_Instructions to follow_
Transcribe exactly the lines from the one containing "Emit a web page" through the one containing "const fillBase = [-0.35];", both included, and leave out any pictures.

_Entries_

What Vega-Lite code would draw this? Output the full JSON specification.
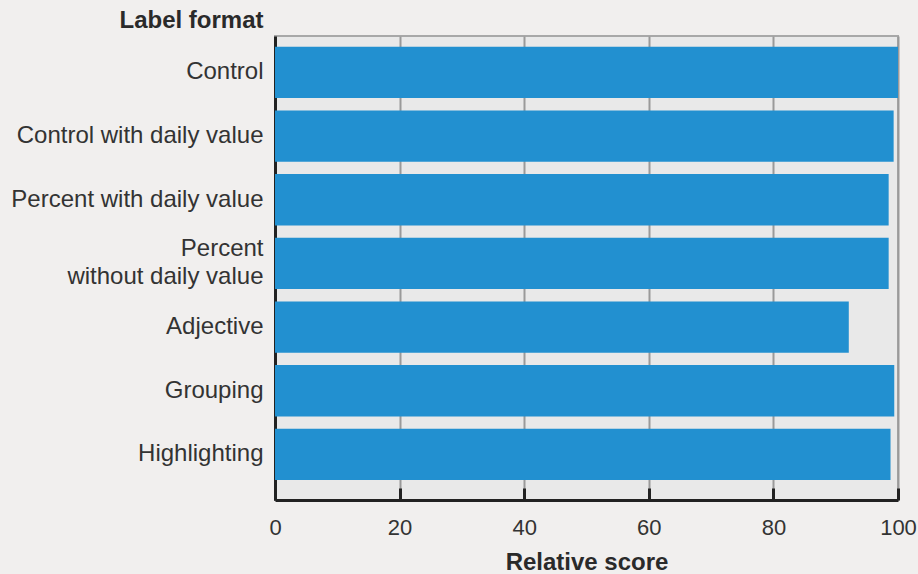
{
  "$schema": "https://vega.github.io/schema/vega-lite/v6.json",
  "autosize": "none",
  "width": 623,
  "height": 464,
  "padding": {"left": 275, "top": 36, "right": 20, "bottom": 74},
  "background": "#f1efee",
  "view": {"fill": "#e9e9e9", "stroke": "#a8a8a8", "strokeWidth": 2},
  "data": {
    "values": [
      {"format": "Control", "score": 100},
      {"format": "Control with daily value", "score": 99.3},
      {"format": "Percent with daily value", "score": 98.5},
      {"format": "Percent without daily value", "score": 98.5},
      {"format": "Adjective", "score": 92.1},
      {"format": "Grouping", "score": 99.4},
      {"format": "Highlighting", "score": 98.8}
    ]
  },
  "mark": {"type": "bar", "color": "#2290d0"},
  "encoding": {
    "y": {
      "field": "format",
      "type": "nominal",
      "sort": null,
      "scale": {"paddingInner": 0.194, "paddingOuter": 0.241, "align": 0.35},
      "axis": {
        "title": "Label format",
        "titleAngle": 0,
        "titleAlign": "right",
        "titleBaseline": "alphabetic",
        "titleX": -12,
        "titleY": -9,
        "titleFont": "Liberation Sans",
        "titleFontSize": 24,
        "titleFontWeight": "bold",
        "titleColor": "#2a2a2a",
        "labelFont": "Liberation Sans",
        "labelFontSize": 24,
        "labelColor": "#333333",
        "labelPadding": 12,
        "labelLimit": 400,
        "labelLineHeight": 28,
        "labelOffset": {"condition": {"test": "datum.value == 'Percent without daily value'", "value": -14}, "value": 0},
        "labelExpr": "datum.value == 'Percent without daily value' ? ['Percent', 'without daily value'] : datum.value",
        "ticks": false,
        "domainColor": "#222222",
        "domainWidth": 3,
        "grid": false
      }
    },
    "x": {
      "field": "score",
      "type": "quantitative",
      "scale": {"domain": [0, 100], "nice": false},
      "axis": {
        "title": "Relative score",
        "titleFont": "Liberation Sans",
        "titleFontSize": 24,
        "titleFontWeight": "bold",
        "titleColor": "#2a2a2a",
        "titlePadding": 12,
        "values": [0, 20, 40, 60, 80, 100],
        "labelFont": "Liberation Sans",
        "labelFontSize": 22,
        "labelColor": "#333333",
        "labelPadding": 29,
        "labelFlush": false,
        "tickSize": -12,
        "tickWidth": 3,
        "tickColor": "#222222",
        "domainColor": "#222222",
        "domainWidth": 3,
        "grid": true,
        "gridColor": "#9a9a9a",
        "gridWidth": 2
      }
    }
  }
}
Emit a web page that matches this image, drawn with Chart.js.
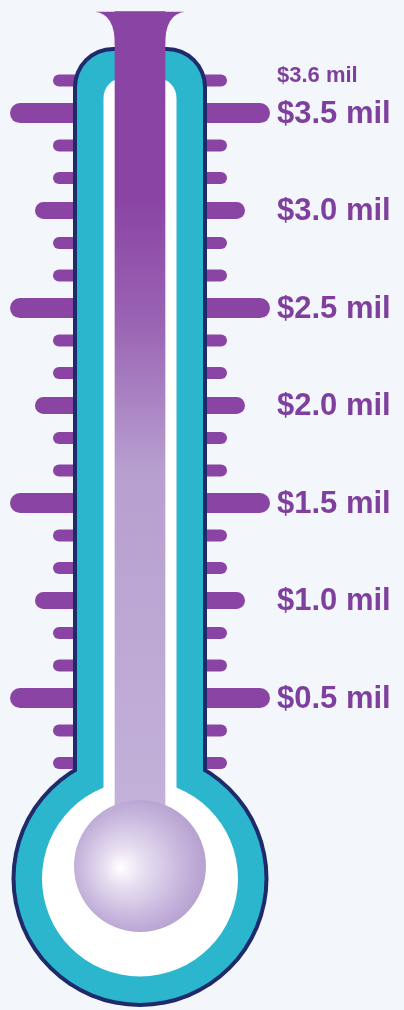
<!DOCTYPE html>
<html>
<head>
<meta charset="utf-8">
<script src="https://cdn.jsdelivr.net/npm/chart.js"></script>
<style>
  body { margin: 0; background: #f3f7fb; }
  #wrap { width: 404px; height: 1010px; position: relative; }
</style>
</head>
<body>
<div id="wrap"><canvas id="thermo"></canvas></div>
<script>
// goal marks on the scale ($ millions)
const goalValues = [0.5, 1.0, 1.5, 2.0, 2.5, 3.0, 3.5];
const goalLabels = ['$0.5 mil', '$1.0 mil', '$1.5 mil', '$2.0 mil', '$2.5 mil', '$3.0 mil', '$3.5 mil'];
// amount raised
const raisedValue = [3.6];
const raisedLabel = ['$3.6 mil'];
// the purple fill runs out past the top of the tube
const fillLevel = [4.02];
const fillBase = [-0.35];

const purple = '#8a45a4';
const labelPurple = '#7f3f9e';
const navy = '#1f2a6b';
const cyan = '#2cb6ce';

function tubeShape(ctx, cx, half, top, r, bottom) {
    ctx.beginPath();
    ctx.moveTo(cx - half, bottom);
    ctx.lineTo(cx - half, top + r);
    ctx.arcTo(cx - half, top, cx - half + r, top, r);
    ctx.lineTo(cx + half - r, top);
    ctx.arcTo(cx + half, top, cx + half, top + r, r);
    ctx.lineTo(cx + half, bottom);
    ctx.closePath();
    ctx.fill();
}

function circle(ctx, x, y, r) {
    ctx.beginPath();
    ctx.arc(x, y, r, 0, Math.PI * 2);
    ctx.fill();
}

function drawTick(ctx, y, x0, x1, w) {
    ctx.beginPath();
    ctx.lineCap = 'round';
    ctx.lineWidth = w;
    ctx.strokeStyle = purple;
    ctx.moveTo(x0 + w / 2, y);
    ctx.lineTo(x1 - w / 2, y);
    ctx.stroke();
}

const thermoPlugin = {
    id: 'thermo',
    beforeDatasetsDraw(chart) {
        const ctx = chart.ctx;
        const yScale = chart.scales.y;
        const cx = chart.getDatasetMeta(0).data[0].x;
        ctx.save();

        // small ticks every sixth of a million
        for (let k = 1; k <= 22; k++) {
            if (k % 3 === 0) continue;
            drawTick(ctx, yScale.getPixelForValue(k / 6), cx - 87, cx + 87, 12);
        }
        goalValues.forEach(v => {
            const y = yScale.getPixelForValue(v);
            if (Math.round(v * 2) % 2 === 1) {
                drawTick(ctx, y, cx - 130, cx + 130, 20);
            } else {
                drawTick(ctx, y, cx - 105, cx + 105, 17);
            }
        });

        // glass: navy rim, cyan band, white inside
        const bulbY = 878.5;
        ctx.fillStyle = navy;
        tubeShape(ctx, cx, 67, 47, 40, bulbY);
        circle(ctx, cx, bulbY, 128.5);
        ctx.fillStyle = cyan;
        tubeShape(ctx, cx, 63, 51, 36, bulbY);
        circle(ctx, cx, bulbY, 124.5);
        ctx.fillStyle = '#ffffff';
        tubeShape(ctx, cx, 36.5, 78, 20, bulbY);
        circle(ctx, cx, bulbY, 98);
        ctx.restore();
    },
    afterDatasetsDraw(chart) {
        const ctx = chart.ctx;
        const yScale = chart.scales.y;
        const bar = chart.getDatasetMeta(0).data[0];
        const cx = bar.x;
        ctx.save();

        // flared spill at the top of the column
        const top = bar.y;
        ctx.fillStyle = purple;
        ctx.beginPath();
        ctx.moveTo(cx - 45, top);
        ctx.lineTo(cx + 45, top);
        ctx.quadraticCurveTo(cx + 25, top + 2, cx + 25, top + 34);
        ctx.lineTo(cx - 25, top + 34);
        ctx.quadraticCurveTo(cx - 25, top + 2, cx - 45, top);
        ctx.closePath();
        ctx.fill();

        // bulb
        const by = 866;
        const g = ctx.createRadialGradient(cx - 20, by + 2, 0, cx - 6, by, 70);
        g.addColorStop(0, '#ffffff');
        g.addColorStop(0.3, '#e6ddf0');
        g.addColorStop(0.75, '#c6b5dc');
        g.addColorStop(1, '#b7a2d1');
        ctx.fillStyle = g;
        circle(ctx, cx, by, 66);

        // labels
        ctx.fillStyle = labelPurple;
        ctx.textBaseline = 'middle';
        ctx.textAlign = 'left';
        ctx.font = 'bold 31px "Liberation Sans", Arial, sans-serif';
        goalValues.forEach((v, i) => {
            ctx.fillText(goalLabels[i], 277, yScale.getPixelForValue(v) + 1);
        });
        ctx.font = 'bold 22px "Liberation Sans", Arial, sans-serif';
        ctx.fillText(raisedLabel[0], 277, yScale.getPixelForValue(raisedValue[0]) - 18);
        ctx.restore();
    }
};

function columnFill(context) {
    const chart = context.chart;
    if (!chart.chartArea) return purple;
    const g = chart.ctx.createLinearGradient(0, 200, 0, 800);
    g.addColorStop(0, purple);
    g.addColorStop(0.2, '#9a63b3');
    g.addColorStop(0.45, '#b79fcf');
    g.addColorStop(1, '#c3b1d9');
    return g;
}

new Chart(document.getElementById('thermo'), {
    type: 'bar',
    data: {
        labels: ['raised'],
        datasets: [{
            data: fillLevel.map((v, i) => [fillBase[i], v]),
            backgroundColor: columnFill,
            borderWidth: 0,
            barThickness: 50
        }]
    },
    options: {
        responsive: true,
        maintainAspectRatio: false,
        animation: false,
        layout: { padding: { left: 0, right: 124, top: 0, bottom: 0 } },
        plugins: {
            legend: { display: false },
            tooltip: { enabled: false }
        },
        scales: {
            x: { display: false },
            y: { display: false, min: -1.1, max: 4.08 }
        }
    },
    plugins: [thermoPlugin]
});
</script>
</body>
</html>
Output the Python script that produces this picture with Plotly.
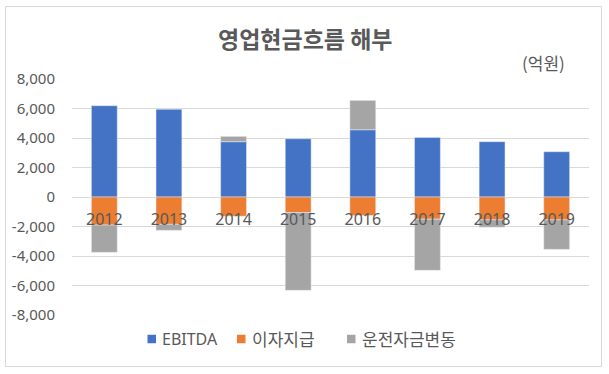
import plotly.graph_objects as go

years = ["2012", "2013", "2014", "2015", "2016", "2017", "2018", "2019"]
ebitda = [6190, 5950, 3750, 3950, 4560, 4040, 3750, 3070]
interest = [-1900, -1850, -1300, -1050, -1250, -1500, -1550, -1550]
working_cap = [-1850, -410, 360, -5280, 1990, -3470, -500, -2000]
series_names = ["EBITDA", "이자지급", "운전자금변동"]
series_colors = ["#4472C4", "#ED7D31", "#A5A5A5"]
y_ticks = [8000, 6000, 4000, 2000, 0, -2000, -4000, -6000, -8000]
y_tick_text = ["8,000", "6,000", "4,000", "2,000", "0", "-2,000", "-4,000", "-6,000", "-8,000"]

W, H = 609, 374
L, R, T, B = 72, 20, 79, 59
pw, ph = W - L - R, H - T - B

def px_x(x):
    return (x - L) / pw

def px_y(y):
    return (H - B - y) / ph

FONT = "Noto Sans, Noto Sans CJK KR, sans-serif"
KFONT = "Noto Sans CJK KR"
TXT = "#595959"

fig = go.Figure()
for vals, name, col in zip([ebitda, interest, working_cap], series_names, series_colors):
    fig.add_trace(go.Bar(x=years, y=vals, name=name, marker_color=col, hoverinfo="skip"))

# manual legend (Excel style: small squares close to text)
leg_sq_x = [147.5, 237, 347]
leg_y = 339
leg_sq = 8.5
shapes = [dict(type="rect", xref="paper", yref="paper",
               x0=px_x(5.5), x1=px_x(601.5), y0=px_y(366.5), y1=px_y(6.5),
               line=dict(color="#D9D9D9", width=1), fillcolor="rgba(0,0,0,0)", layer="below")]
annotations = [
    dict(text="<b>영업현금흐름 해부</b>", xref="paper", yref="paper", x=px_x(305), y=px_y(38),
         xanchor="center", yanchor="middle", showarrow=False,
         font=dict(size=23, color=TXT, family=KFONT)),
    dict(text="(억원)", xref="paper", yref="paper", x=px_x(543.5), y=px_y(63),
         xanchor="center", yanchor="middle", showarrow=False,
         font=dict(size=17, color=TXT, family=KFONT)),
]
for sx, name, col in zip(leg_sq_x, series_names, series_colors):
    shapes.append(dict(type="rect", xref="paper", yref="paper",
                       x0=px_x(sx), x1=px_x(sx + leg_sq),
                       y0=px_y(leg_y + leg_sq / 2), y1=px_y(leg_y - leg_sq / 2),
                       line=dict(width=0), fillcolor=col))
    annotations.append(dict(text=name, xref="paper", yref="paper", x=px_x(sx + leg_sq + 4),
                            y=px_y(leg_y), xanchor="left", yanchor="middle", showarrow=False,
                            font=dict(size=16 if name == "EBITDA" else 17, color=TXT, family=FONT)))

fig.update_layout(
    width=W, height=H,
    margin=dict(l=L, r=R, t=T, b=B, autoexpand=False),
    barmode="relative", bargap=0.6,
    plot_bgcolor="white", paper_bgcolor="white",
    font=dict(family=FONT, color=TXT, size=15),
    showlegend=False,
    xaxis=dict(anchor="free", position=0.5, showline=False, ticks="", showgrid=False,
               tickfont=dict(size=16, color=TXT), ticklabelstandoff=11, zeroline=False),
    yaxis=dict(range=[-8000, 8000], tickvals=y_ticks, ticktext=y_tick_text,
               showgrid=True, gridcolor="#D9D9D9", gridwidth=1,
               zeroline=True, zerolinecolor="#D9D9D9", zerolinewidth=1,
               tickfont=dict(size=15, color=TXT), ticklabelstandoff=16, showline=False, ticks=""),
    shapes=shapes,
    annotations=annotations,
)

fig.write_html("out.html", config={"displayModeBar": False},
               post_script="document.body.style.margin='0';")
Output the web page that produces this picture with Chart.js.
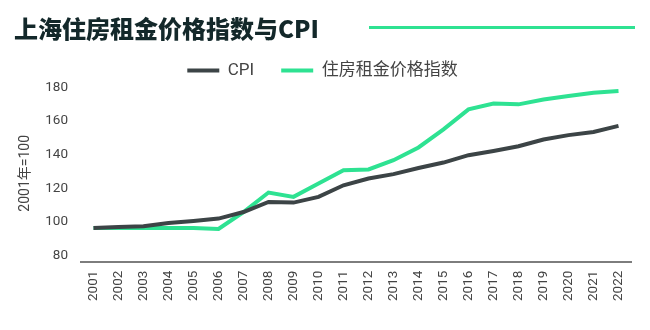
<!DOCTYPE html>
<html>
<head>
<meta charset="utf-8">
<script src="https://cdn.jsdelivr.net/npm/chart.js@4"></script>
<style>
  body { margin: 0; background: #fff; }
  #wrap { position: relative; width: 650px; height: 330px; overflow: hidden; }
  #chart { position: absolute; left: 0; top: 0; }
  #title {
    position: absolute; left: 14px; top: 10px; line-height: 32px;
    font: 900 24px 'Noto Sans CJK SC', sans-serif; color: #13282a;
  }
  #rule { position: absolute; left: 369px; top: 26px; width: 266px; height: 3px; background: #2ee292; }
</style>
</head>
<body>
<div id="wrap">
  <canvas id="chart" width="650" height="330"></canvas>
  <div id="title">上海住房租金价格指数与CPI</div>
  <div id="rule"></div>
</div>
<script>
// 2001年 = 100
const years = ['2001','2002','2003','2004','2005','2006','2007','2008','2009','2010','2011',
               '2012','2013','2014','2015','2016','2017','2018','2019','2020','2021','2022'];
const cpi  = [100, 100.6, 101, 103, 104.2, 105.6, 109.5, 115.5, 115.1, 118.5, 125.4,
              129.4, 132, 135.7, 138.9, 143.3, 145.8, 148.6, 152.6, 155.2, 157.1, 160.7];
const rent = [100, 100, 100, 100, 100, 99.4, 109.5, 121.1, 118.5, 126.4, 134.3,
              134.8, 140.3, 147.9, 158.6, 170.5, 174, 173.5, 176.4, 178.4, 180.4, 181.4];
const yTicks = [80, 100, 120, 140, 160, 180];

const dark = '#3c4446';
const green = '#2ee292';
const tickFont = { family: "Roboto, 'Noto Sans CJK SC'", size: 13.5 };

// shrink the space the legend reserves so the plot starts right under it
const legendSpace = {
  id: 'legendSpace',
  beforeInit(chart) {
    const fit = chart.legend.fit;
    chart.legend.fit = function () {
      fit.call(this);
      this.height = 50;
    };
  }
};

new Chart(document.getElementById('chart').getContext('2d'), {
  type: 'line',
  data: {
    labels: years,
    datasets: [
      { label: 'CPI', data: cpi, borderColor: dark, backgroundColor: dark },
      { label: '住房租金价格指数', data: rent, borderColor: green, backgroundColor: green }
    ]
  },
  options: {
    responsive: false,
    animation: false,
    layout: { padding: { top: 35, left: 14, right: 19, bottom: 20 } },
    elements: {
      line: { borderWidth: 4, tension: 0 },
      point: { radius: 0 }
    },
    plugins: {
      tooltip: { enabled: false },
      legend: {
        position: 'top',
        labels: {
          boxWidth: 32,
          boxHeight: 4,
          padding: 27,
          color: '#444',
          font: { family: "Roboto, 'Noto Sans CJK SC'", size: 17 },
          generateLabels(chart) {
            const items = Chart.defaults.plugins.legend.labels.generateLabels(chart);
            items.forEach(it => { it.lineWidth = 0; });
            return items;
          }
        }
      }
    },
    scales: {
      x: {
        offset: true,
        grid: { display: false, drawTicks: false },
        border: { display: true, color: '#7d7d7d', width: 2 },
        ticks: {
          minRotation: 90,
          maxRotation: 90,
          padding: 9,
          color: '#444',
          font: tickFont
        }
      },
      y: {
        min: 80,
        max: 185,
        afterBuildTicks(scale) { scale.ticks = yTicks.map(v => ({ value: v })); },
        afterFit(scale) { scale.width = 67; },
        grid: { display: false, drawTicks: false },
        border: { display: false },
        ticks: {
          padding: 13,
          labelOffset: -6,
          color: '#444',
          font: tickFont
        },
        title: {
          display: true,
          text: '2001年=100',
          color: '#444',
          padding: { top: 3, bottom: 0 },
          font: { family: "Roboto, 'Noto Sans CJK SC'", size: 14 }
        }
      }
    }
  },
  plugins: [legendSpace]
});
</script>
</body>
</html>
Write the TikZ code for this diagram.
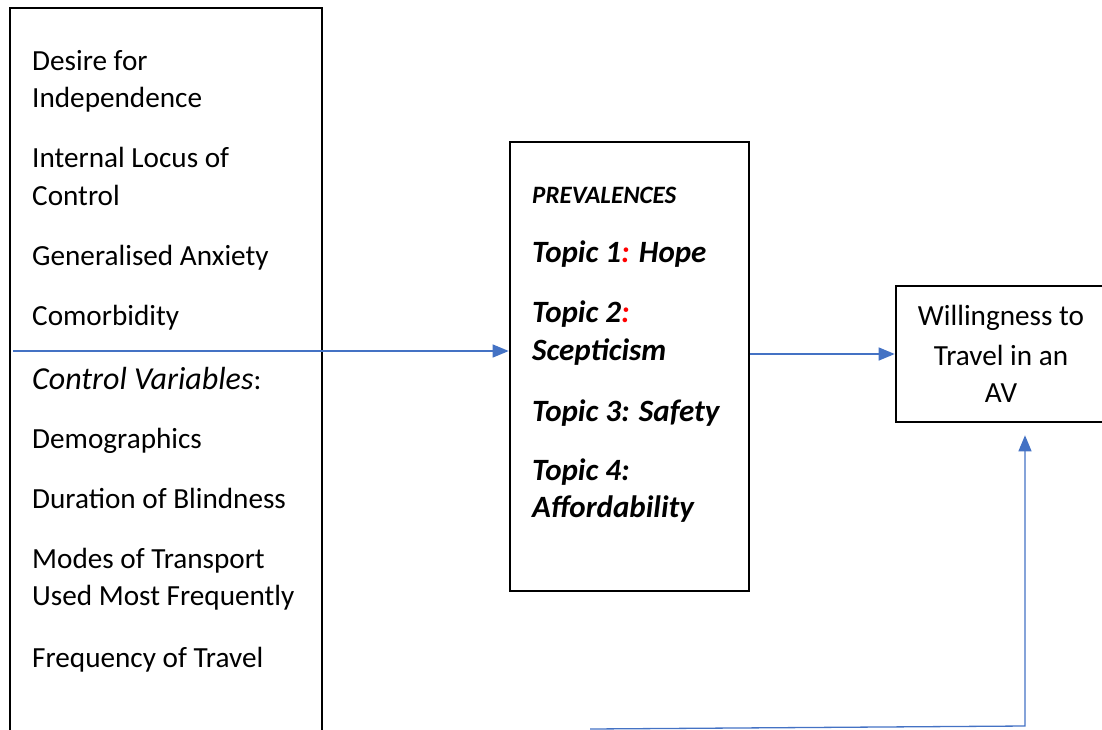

_Reply_
Emit a web page that matches this image, drawn with Chart.js.
<!DOCTYPE html>
<html>
<head>
<meta charset="utf-8">
<script src="https://cdn.jsdelivr.net/npm/chart.js"></script>
<style>
  body { margin: 0; background: #f3f7fb; }
  #wrap { width: 404px; height: 1010px; position: relative; }
</style>
</head>
<body>
<div id="wrap"><canvas id="thermo"></canvas></div>
<script>
// goal marks on the scale ($ millions)
const goalValues = [0.5, 1.0, 1.5, 2.0, 2.5, 3.0, 3.5];
const goalLabels = ['$0.5 mil', '$1.0 mil', '$1.5 mil', '$2.0 mil', '$2.5 mil', '$3.0 mil', '$3.5 mil'];
// amount raised
const raisedValue = [3.6];
const raisedLabel = ['$3.6 mil'];
// the purple fill runs out past the top of the tube
const fillLevel = [4.02];
const fillBase = [-0.35];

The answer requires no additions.